Sunday, May 19, 2024

Sands China Achieves $1.81 Billion in Revenue for First Quarter of 2024, Despite Profit Challenges

In its latest financial disclosure, Sands China Ltd. revealed a robust revenue stream of US$1.81 billion for the first quarter ending March 31, 2024. This marks a 42% surge from the previous year. However, profits did not follow suit due to a lower hold in its Macau games, affecting overall profitability.

During the first quarter of 2024, Sands China experienced a significant revenue boost, although it saw a slight decline of nearly 3% compared to the fourth quarter of 2023. The company’s Adjusted EBITDA stood at US$610 million, up 53% from the previous year but showing a 7% decrease from the last quarter of 2023. The parent company, Las Vegas Sands, noted a US$31 million loss attributed to lower holds in Macau’s rolling play affecting its earnings.

The period was particularly lucrative for The Venetian Macao, Sands China’s premier property, which reported an increase in net revenues to US$771 million from US$748 million in the preceding quarter. Similarly, The Parisian Macao saw a 4% rise to US$230 million. In contrast, The Londoner Macao faced challenges due to ongoing renovations at the Sheraton Grand Macao, contributing to slight revenue declines across The Plaza and Sands Macao as well.

Conversely, Marina Bay Sands in Singapore showcased exceptional performance, setting a new record with an Adjusted EBITDA of US$597 million, which is a 10% increase from the record set in the previous quarter. This success was partly driven by a high hold in rolling play, providing a US$77 million boost.

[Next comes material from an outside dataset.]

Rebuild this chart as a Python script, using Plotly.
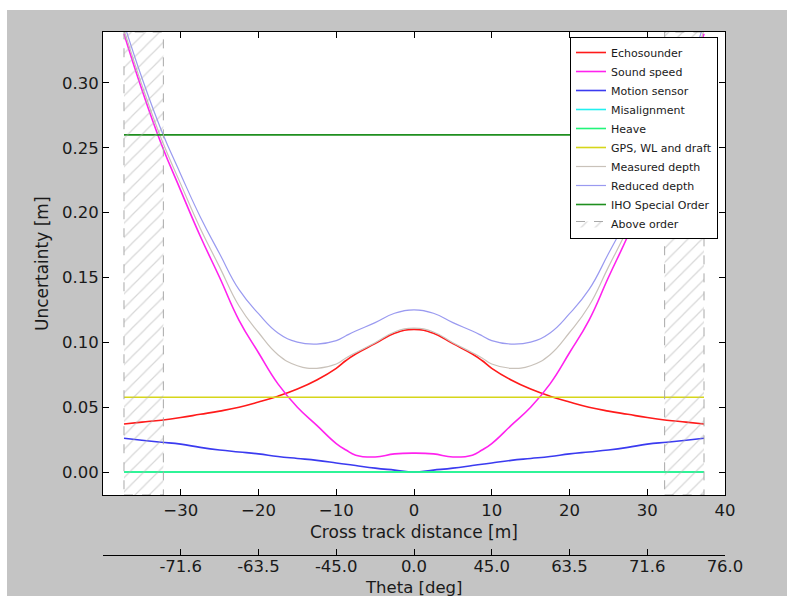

Overall, Las Vegas Sands Group reported a quarter-on-quarter increase of 1.5% in net revenues, totaling US$2.96 billion, with a consolidated net income of US$583 million. Adjusted Property EBITDA slightly exceeded the December 2023 quarter at US$1.21 billion.

Robert Goldstein, Chairman and CEO of Las Vegas Sands, expressed satisfaction with the quarter’s results, highlighting the ongoing recovery and growth in both Macau and Singapore. He emphasized the strategic investments in Macau aimed at enhancing its tourism appeal and pointed to the innovative suite products and improved service offerings in Singapore as key drivers for future growth amidst increasing travel and tourism expenditure in Asia.